▶ **MATERIAL PROVIDED**
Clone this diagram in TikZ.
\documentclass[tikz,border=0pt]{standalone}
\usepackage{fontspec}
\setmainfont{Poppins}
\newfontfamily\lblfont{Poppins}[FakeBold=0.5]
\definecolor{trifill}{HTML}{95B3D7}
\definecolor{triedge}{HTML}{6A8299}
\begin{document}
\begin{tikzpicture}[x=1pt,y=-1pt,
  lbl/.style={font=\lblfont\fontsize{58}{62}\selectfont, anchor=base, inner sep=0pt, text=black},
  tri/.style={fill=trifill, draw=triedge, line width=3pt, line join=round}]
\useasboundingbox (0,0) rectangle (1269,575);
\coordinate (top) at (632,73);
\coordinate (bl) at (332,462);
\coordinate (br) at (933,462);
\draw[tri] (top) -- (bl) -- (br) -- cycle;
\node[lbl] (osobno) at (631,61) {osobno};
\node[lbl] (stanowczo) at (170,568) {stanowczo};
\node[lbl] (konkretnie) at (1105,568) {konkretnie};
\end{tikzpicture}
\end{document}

▶ **WRITTEN TASK**
Extract each line from the listing above, please, and repeat it exactly.

▶ **WRITTEN RESPONSE**
Clone this diagram in TikZ.
\documentclass[tikz,border=0pt]{standalone}
\usepackage{fontspec}
\setmainfont{Poppins}
\newfontfamily\lblfont{Poppins}[FakeBold=0.5]
\definecolor{trifill}{HTML}{95B3D7}
\definecolor{triedge}{HTML}{6A8299}
\begin{document}
\begin{tikzpicture}[x=1pt,y=-1pt,
  lbl/.style={font=\lblfont\fontsize{58}{62}\selectfont, anchor=base, inner sep=0pt, text=black},
  tri/.style={fill=trifill, draw=triedge, line width=3pt, line join=round}]
\useasboundingbox (0,0) rectangle (1269,575);
\coordinate (top) at (632,73);
\coordinate (bl) at (332,462);
\coordinate (br) at (933,462);
\draw[tri] (top) -- (bl) -- (br) -- cycle;
\node[lbl] (osobno) at (631,61) {osobno};
\node[lbl] (stanowczo) at (170,568) {stanowczo};
\node[lbl] (konkretnie) at (1105,568) {konkretnie};
\end{tikzpicture}
\end{document}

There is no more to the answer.